Now flash forward again to 1924, one year after Compton verifies that photons have every bit the same particle character as any other particle. Compton has provided us with

$p_\text{photon} = \frac{h}{\lambda_\text{light}}$

A young theorist by the name of Louis De Broglie then asserted that perhaps particles themselves are some kind of wave, and he proposed that, for these matter waves, the following should hold

$p_\text{particle} = \frac{h}{\lambda_\text{matter}}$

Due to the enduring success of this hypothesis, the wavelength of a material particle (a matter wave) is still called its De Broglie wavelength. The universality of a relationship between momentum and wavelength is especially appealing in light of relativity. Recalling that momentum is the spatial analog of energy and that $$\bar{\nu}=1/\lambda$$ is the “spatial frequency” (waves per meter), then the De Broglie relationship, $$p=h\bar{\nu}$$, is the analog of $$E=h\nu$$. Since the calculations of Bohr suggested that energy and frequency are related for matter as well as for light, then relativity suggests that for matter, momentum is related to wavelength, which is born out in the De Broglie relationship.

In an immediate success of the matter-wave hypothesis, De Broglie showed that the quantized orbits of Bohr were exactly those for which the momentum–wavelength relationship led to an electron completing an integer number of wave cycles as it “circled” the atom. This gave meaning to the otherwise absurd hypothesis of Bohr that these orbits were somehow special. These orbits could be interpreted as standing waves, waves whose form do not change in time, and therefore lead to no radiation, since they are, in a sense, not moving. This is also a first hint at the relationship between quantization and mathematical restrictions placed on the forms of waves, called boundary conditions.

## 5. Confirmation of matter waves, the birth of quantum mechanics

There were still some problems as of 1924. To start with, it is unclear why or if a particle acts as a wave only along the direction it is traveling. However, the matter-wave idea is now firmly entrenched, and it seems unlikely to be shown to be wrong. In 1927, experiments by Clinton Davisson and Lester Germer directly showed wave-like properties for electrons. Electrons were reflected off of the surface of a Ni crystal lattice. Since the lattice spacing had dimension similar to the electron wavelength, an interference pattern, indicative of wave behavior was observed, as illustrated in the figure [#] below.

In 1925, ahead of the diffraction experiments, a more complete theory of quantum mechanics was developed in two different forms, independently and almost simultaneously, by Werner Heisenberg (matrix mechanics) and Erwin Schrödinger (wave mechanics). At the same time, Max Born gave interpretation to the particle wavefunction in terms of the probability that the particle would be found at any given location via a classical measurement. Although the precise meaning of what constitutes a "classical measurement" are still disputed at a philosophical level, the formalism has shown itself to be unambiguously useful at a practical level. This work, comprising the wave equations for matter and their connection to measurement, is the subject of the rest of this text.

## 6. Summary of further and future consequences

In 1926 Wolfgang Pauli used the formalism of Heisenberg to derive the spectrum of the hydrogen atom, this time with clarity about the origin of the energetic quantization.
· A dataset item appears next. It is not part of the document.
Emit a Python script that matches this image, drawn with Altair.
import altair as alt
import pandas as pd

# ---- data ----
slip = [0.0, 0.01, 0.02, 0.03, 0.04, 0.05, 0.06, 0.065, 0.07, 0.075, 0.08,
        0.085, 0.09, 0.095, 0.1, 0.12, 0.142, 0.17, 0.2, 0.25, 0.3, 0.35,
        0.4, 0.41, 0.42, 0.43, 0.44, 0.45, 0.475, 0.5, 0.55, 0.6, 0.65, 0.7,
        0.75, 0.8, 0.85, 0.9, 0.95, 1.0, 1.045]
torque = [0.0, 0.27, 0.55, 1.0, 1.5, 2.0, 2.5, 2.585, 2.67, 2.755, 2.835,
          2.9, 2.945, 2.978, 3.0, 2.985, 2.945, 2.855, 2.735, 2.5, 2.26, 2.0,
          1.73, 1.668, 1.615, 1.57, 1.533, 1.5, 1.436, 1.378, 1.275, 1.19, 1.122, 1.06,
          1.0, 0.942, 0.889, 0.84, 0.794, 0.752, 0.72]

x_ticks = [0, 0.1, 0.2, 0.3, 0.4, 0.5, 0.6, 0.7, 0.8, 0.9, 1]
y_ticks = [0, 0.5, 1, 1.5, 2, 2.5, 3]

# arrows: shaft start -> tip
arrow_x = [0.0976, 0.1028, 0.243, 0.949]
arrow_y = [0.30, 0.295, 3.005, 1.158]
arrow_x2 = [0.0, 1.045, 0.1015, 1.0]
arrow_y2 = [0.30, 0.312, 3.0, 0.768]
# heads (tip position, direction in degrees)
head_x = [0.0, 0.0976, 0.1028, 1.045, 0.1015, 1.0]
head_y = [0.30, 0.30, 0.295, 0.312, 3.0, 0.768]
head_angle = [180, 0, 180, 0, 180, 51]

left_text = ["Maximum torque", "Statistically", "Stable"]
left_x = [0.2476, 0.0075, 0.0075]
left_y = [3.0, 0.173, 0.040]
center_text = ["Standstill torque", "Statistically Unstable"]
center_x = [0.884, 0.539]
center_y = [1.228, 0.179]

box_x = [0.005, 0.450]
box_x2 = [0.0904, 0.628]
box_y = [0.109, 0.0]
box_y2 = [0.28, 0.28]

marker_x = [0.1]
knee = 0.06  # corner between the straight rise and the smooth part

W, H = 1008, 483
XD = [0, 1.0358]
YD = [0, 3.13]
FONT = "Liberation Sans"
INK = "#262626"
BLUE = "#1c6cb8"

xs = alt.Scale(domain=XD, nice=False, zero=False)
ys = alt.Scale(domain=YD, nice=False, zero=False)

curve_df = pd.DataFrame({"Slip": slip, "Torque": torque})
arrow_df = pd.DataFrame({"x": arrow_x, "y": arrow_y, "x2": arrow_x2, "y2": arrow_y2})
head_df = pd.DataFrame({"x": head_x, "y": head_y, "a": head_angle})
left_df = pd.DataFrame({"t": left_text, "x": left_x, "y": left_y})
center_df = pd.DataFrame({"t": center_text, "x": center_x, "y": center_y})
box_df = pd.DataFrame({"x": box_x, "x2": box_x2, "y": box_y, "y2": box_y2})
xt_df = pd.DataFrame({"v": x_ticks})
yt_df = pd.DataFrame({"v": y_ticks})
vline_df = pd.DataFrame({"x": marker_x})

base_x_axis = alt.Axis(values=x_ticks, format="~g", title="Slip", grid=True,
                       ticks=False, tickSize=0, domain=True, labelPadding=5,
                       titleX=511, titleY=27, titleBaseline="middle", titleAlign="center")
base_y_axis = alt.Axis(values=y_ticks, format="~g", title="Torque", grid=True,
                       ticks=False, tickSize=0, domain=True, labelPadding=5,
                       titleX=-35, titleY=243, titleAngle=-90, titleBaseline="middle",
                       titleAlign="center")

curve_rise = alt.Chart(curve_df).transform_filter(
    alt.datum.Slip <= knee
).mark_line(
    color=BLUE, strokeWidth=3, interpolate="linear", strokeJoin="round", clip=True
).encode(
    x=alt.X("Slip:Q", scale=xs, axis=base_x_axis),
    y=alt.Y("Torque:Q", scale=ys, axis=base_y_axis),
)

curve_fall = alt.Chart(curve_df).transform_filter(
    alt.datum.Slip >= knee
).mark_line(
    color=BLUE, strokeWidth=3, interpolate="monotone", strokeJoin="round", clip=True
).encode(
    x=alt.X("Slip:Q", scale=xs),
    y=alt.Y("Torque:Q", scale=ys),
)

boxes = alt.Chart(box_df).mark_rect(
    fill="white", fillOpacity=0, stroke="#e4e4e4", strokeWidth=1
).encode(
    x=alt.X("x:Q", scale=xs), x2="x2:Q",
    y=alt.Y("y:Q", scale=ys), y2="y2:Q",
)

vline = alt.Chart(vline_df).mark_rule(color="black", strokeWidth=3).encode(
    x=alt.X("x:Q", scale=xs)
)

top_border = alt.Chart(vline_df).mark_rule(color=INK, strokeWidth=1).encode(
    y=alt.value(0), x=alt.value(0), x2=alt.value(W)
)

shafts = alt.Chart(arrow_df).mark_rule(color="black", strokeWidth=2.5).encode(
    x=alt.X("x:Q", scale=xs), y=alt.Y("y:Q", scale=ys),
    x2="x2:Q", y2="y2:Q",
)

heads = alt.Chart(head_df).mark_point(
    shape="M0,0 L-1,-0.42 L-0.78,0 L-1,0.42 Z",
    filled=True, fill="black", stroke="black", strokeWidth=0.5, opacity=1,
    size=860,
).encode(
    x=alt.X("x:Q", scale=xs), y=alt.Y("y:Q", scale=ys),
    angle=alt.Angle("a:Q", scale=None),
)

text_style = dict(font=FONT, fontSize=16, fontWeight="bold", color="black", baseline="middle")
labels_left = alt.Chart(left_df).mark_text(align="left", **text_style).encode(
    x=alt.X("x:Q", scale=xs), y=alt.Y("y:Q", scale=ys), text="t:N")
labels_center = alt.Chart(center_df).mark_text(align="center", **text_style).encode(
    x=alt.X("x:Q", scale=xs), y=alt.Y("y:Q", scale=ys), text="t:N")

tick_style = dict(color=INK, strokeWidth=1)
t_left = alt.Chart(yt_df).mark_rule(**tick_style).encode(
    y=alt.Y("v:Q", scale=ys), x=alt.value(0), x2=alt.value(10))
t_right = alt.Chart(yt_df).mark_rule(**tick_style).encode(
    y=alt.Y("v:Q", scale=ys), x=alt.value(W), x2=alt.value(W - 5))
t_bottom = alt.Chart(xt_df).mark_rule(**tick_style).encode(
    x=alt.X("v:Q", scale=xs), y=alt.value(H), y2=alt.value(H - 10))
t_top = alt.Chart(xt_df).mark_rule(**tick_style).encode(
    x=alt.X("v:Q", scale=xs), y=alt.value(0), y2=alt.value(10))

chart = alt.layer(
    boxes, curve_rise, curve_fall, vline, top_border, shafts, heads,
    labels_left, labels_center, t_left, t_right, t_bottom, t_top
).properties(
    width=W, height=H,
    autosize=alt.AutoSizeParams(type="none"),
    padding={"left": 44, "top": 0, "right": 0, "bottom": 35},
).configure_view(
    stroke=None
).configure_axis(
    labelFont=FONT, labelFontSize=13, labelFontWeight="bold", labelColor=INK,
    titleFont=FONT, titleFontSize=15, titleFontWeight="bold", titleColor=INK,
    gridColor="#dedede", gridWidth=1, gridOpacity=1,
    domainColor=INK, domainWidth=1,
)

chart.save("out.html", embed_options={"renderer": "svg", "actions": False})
He would assert the property of electron spin, which will be necessary to understand the rest of the atoms, as discussed later in this text. At almost the same time Paul Dirac was developing a fully relativistic quantum theory, and, in this theory, electron spin is a result, rather than an assertion. Dirac's framework also predicts antimatter (observed by Carl Anderson in 1932) by lending a wave interpretation to Einstein's equivalence of matter and energy. In this interpretation $$mc^2$$ is the energy needed to produce a wave that characterizes a particle of mass $$m$$. By 1939, quantum mechanics had even clarified the principles underlying a covalent bond, famously recorded in book by Linus Pauling.

Of great relevance to chemistry, and the basis of a substantial fraction of this text, is that application of the principles of quantum mechanics to the motions of molecules forms the basis of the field of spectroscopy, which is our primary source of information about the tiny quantum world. The basic process of spectroscopy is illustrated schematically in the figure [#] below, in which the change in energy $$\Delta E$$ of some material system is matched to the energy $$h\nu$$ of a photon that causes a transition. Doing detailed calculations for different cases of this situation will be of great practical value throughout our study of quantum mechanics.

Presently, however, we will focus the abstract theoretical significance of spectroscopy. Together, the equations (which are the same equation under relativity)

\begin{align} E &= h\nu \\ p &= h \bar{\nu} = \frac{h}{\lambda} \end{align}

suggest new meaning to the very notions of energy and momentum. Because they both work for both matter and light, it seems that energy is fundamentally and universally equivalent to frequency, and that momentum is universally equivalent to (inverse) wavelength. Recall that $$h$$ can be thought of as a conversion factor between energy and frequency or momentum and inverse wavelength. In a picture where the entire universe (matter and energy) consists of waves, energy and momentum conservation are then consequences of resonance conditions being satisfied. That is, two waves do not interact unless they have matching frequencies (in space, time, or space-time). This has already been hinted at by the work of Niels Bohr. Recall that his model was based on energy conservation (photon energy = atomic transition energy); he discovered that, for the outer levels of his model of the atom, the orbitals that satisfied the energy requirement also had the same classical orbital frequency as the light whose photons bear that energy, as illustrated in the figure below [#]. This is suggestive that frequencies of matter oscillations also account for their energetics. Although, Bohr's correspondence principle did not hold for the lower orbits, as the full theory of quantum mechanics is developed, we will see how energy is indeed equivalent to frequency.